Currently, Data Quality Center service is in the internal beta stage. It can be activated only in Shanghai region. Therefore, if you have related requirements, join DataWorks communication group 1 (group number is 11718465) and contact Mr. Shicheng to apply for service activation.
DataWorks Data Quality Center (DQC) is a one-stop platform supporting multiple heterogeneous data sources quality check, notifications, and management services.
Data Quality is monitored by DataSet. Currently, Data Quality supports monitoring of MaxCompute data tables and DataHub real-time data streams. When the offline MaxCompute data changes, the Data Quality verifies the data, and blocks the production links to avoid spread of data pollution. Furthermore, Data Quality provides verification of historical results. Thus, you can analyze and quantify data quality.
In the streaming data scenario, Data Quality can monitor the disconnections based on the Datahub data tunnel. For the first time, warning is sent to the subscriber. Data Quality also provides orange and red alarm levels, and supports alarm frequency settings to minimize redundant alarms.
This article briefly introduces the main interface components of Data Quality. The interface consists of four function modules, as follows:
- Overview: By default, home page is the overview page that shows MaxCompute data tables alarms and blockings, DataHub Topic alarms, and current and historical tasks. Current tasks include personal subscriptions, alarms, and blockings for all tasks under the project. You can also browse historical tasks for last seven and last thirty days (date range of up to three months). Additionally, a quick way to go to the task query page is provided.

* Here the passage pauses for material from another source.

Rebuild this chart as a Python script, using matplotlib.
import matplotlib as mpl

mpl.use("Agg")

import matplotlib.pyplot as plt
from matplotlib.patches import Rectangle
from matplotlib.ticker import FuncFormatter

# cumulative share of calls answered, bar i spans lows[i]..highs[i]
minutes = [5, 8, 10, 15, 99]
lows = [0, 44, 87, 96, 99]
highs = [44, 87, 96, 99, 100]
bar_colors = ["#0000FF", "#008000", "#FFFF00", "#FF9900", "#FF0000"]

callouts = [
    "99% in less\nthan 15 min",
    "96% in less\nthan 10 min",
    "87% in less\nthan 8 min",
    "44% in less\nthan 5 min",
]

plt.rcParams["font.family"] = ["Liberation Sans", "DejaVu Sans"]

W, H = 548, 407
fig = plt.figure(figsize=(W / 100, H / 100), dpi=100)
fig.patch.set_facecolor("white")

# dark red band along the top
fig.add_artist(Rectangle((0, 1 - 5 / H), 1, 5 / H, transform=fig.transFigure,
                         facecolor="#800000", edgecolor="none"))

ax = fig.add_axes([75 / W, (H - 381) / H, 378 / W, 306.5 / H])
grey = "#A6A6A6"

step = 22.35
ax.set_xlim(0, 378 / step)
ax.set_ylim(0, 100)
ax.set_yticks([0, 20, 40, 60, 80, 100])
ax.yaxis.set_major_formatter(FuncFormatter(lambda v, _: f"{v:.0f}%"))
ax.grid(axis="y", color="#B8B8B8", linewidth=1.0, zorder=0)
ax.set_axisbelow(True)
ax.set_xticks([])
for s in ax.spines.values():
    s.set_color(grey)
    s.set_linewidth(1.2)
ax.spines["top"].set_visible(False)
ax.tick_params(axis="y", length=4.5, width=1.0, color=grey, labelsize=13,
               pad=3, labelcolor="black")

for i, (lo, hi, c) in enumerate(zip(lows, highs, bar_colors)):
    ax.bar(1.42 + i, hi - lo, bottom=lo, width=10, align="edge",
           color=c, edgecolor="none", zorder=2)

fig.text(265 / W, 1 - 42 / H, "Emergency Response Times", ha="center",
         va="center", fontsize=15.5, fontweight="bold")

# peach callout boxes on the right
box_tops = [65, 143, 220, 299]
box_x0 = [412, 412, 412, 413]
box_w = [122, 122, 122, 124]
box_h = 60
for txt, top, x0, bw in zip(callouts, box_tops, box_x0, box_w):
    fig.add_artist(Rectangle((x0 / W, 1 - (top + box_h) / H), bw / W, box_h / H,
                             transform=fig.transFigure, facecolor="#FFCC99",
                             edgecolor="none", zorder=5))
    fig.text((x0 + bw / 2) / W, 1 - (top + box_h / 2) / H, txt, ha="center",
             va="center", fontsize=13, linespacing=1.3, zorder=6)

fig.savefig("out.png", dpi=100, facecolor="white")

My subscriptions: The page shows the running status of all subscribed tasks. You can switch between MaxCompute and DataHub data sources to find subscribed tables or Topics. You can also change the notification method (currently, email notification, and email and SMS notifications are supported).
Select MaxCompute data source, click partition expression on the right (or select the DataHub data source, and click Topic name) to enter the currently selected rule configuration interface.
Rule configuration: Rule configuration is the core function module of Data Quality. Using this module, you can manage the features related to partition expressions and rule configurations (template rules and customized rules).
Task query: This module is mainly used for querying tasks according to the verification rules.